**** MATERIAL PROVIDED ****
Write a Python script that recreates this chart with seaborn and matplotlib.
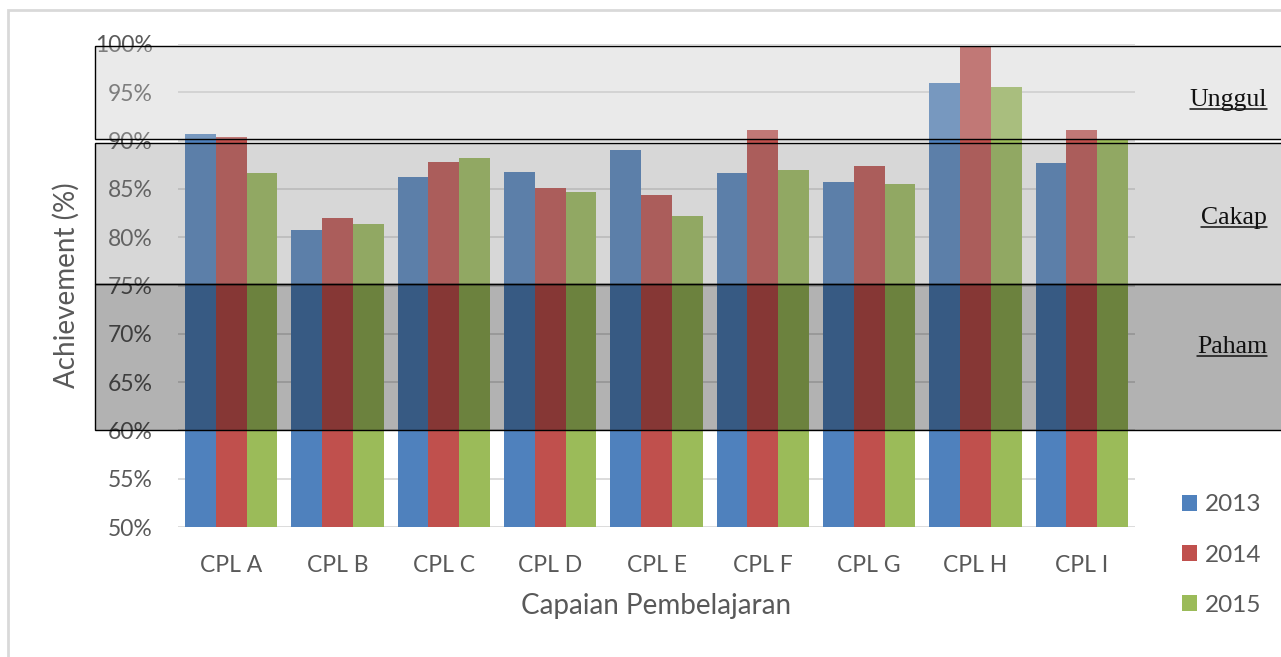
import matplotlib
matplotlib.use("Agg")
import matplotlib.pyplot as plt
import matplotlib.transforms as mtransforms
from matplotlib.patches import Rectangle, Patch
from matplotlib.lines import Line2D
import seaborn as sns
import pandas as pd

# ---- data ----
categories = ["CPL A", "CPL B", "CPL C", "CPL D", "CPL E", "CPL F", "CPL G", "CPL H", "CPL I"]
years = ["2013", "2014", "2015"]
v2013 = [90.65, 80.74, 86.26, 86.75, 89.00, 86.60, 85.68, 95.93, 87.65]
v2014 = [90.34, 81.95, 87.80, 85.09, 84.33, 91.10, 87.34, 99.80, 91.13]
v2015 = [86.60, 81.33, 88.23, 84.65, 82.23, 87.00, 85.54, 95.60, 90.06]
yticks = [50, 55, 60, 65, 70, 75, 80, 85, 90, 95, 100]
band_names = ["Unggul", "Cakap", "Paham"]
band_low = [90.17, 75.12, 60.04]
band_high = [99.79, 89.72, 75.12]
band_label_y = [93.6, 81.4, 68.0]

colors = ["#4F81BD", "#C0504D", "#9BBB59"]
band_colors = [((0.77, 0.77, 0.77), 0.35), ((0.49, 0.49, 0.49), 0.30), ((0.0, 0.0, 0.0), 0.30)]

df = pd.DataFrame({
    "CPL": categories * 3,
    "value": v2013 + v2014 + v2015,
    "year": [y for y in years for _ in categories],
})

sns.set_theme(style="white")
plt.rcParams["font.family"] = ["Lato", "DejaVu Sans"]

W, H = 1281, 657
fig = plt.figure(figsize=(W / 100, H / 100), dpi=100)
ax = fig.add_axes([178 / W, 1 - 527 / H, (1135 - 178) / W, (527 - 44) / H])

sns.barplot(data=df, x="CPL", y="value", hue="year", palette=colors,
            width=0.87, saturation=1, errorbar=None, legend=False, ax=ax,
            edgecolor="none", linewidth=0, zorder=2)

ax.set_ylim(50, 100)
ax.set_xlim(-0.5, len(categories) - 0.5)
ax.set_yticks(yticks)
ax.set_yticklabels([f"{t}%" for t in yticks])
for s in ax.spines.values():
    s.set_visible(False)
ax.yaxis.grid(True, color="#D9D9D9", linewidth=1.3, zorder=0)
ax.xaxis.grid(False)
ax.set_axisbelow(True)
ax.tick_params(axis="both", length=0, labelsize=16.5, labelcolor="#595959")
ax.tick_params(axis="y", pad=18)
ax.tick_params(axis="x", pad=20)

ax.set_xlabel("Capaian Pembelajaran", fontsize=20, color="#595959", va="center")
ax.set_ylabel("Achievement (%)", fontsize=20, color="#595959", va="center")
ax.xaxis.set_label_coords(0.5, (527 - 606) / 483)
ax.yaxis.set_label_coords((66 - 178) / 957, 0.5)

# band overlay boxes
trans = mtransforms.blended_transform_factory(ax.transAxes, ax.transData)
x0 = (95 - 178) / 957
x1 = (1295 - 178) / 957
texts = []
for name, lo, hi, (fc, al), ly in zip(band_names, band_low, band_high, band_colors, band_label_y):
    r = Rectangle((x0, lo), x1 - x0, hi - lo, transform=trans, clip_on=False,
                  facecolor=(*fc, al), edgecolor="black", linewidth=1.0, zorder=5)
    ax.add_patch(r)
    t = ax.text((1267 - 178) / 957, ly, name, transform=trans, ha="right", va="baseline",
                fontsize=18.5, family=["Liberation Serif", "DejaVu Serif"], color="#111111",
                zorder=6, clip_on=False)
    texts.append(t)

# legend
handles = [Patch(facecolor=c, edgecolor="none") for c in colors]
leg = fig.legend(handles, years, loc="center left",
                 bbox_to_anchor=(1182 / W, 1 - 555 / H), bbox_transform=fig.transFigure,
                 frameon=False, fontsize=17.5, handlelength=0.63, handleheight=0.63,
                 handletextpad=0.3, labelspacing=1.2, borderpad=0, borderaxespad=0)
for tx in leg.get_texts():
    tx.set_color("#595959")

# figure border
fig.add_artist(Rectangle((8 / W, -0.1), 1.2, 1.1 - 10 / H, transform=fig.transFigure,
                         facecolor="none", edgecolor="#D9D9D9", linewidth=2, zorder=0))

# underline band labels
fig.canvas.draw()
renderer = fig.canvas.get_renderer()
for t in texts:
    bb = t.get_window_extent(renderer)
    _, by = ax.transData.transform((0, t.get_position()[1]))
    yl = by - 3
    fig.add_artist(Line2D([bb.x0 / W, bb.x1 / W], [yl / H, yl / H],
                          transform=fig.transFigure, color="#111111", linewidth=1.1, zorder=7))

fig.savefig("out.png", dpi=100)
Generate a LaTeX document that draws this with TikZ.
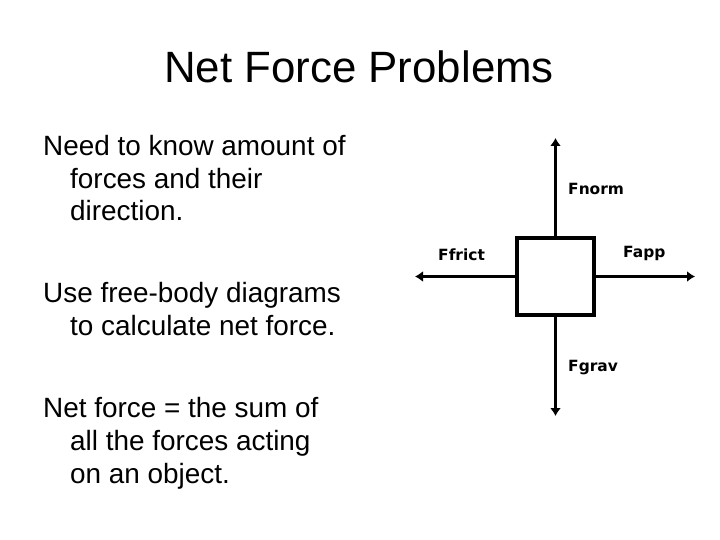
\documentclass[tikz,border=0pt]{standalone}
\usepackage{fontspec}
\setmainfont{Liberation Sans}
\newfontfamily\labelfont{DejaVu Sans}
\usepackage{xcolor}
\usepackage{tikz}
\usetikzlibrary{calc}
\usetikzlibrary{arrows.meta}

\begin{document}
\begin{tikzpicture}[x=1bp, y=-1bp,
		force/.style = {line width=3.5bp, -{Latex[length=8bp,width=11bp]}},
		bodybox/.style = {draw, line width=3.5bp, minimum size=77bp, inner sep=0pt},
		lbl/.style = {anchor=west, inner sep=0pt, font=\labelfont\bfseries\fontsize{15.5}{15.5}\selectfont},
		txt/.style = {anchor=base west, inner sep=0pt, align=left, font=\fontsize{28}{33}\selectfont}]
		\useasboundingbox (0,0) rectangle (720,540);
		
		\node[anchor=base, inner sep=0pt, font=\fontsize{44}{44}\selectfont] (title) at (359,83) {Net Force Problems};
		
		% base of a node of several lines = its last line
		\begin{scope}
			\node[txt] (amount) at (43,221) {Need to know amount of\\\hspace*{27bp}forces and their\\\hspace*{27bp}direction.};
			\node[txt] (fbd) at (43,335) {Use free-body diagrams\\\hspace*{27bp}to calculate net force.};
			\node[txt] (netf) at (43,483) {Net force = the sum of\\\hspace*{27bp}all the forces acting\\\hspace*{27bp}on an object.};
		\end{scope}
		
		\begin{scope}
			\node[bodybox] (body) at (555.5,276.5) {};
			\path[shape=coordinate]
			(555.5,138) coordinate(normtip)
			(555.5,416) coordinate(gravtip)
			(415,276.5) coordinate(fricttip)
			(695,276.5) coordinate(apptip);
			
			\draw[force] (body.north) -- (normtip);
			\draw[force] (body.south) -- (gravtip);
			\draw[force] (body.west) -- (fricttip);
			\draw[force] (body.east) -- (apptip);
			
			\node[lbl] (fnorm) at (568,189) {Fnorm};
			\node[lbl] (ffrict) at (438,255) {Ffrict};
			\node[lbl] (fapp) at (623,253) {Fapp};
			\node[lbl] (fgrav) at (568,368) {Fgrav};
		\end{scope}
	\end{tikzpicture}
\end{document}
****
**OBJECTIVE**:
Pictures are not part of the copy. Reproduce the lines from the one containing "Generate a LaTeX" through the one containing "(title) at (359,83)", exactly and nothing more.

**TASK SOLUTION**:
Generate a LaTeX document that draws this with TikZ.
\documentclass[tikz,border=0pt]{standalone}
\usepackage{fontspec}
\setmainfont{Liberation Sans}
\newfontfamily\labelfont{DejaVu Sans}
\usepackage{xcolor}
\usepackage{tikz}
\usetikzlibrary{calc}
\usetikzlibrary{arrows.meta}

\begin{document}
\begin{tikzpicture}[x=1bp, y=-1bp,
		force/.style = {line width=3.5bp, -{Latex[length=8bp,width=11bp]}},
		bodybox/.style = {draw, line width=3.5bp, minimum size=77bp, inner sep=0pt},
		lbl/.style = {anchor=west, inner sep=0pt, font=\labelfont\bfseries\fontsize{15.5}{15.5}\selectfont},
		txt/.style = {anchor=base west, inner sep=0pt, align=left, font=\fontsize{28}{33}\selectfont}]
		\useasboundingbox (0,0) rectangle (720,540);
		
		\node[anchor=base, inner sep=0pt, font=\fontsize{44}{44}\selectfont] (title) at (359,83) {Net Force Problems};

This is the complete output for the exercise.